> _Task goal_: Print all of the lines exactly. Any picture among them stays out.

> _Data segment_:
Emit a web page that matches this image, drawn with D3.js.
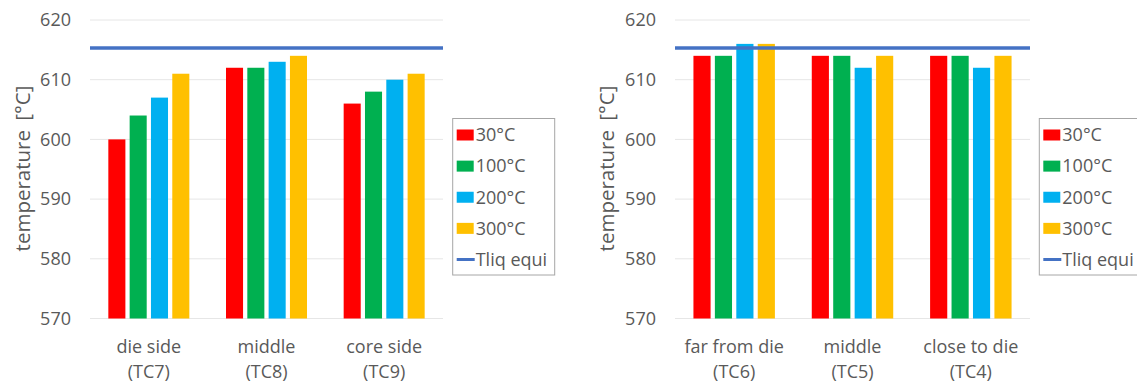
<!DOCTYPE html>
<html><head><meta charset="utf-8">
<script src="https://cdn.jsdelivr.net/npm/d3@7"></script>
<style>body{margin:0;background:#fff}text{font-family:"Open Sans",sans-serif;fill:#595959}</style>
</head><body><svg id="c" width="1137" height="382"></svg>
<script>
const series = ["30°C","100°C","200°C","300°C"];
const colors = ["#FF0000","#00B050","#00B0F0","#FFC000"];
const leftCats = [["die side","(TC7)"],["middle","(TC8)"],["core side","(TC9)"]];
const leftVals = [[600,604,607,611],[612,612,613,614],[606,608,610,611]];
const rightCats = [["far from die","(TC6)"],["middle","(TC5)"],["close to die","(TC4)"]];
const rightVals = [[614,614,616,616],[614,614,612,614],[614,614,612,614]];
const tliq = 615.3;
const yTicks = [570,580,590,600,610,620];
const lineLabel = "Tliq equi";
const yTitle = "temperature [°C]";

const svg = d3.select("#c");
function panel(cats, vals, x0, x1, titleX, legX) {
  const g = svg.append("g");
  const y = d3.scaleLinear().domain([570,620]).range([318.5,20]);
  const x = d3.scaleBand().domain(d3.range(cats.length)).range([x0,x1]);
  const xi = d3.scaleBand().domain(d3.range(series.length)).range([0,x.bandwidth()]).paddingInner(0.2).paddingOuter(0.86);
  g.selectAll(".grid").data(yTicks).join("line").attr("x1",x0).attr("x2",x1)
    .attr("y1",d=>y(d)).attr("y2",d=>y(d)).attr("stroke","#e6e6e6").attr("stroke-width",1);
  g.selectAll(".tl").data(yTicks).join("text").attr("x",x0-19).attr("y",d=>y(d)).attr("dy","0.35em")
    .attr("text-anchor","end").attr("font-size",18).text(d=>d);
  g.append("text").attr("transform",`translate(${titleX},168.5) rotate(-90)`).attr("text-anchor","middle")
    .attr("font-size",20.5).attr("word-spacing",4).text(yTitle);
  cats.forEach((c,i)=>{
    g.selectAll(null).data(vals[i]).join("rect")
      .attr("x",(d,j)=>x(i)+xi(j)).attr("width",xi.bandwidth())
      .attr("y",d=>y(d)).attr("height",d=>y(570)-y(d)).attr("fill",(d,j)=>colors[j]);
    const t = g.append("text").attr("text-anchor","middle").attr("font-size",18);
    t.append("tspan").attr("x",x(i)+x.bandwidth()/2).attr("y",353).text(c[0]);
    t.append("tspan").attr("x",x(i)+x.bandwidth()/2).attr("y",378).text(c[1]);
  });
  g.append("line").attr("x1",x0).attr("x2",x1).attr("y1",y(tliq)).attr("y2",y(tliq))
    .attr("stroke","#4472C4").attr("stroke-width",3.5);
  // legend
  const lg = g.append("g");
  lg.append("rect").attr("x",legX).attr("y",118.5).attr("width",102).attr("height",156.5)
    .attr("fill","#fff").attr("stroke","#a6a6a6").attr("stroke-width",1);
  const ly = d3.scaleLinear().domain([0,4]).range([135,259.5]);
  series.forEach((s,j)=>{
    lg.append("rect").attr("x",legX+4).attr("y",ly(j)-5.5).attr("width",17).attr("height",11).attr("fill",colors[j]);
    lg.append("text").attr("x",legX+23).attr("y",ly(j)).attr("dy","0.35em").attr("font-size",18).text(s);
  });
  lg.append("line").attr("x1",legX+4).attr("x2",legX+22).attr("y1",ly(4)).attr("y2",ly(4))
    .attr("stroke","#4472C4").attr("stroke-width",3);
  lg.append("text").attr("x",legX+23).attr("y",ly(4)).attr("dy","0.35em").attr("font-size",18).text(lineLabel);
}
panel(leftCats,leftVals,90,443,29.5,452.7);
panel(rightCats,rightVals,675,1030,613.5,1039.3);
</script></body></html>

> _Solution to this problem_:
Emit a web page that matches this image, drawn with D3.js.
<!DOCTYPE html>
<html><head><meta charset="utf-8">
<script src="https://cdn.jsdelivr.net/npm/d3@7"></script>
<style>body{margin:0;background:#fff}text{font-family:"Open Sans",sans-serif;fill:#595959}</style>
</head><body><svg id="c" width="1137" height="382"></svg>
<script>
const series = ["30°C","100°C","200°C","300°C"];
const colors = ["#FF0000","#00B050","#00B0F0","#FFC000"];
const leftCats = [["die side","(TC7)"],["middle","(TC8)"],["core side","(TC9)"]];
const leftVals = [[600,604,607,611],[612,612,613,614],[606,608,610,611]];
const rightCats = [["far from die","(TC6)"],["middle","(TC5)"],["close to die","(TC4)"]];
const rightVals = [[614,614,616,616],[614,614,612,614],[614,614,612,614]];
const tliq = 615.3;
const yTicks = [570,580,590,600,610,620];
const lineLabel = "Tliq equi";
const yTitle = "temperature [°C]";

const svg = d3.select("#c");
function panel(cats, vals, x0, x1, titleX, legX) {
  const g = svg.append("g");
  const y = d3.scaleLinear().domain([570,620]).range([318.5,20]);
  const x = d3.scaleBand().domain(d3.range(cats.length)).range([x0,x1]);
  const xi = d3.scaleBand().domain(d3.range(series.length)).range([0,x.bandwidth()]).paddingInner(0.2).paddingOuter(0.86);
  g.selectAll(".grid").data(yTicks).join("line").attr("x1",x0).attr("x2",x1)
    .attr("y1",d=>y(d)).attr("y2",d=>y(d)).attr("stroke","#e6e6e6").attr("stroke-width",1);
  g.selectAll(".tl").data(yTicks).join("text").attr("x",x0-19).attr("y",d=>y(d)).attr("dy","0.35em")
    .attr("text-anchor","end").attr("font-size",18).text(d=>d);
  g.append("text").attr("transform",`translate(${titleX},168.5) rotate(-90)`).attr("text-anchor","middle")
    .attr("font-size",20.5).attr("word-spacing",4).text(yTitle);
  cats.forEach((c,i)=>{
    g.selectAll(null).data(vals[i]).join("rect")
      .attr("x",(d,j)=>x(i)+xi(j)).attr("width",xi.bandwidth())
      .attr("y",d=>y(d)).attr("height",d=>y(570)-y(d)).attr("fill",(d,j)=>colors[j]);
    const t = g.append("text").attr("text-anchor","middle").attr("font-size",18);
    t.append("tspan").attr("x",x(i)+x.bandwidth()/2).attr("y",353).text(c[0]);
    t.append("tspan").attr("x",x(i)+x.bandwidth()/2).attr("y",378).text(c[1]);
  });
  g.append("line").attr("x1",x0).attr("x2",x1).attr("y1",y(tliq)).attr("y2",y(tliq))
    .attr("stroke","#4472C4").attr("stroke-width",3.5);
  // legend
  const lg = g.append("g");
  lg.append("rect").attr("x",legX).attr("y",118.5).attr("width",102).attr("height",156.5)
    .attr("fill","#fff").attr("stroke","#a6a6a6").attr("stroke-width",1);
  const ly = d3.scaleLinear().domain([0,4]).range([135,259.5]);
  series.forEach((s,j)=>{
    lg.append("rect").attr("x",legX+4).attr("y",ly(j)-5.5).attr("width",17).attr("height",11).attr("fill",colors[j]);
    lg.append("text").attr("x",legX+23).attr("y",ly(j)).attr("dy","0.35em").attr("font-size",18).text(s);
  });
  lg.append("line").attr("x1",legX+4).attr("x2",legX+22).attr("y1",ly(4)).attr("y2",ly(4))
    .attr("stroke","#4472C4").attr("stroke-width",3);
  lg.append("text").attr("x",legX+23).attr("y",ly(4)).attr("dy","0.35em").attr("font-size",18).text(lineLabel);
}
panel(leftCats,leftVals,90,443,29.5,452.7);
panel(rightCats,rightVals,675,1030,613.5,1039.3);
</script></body></html>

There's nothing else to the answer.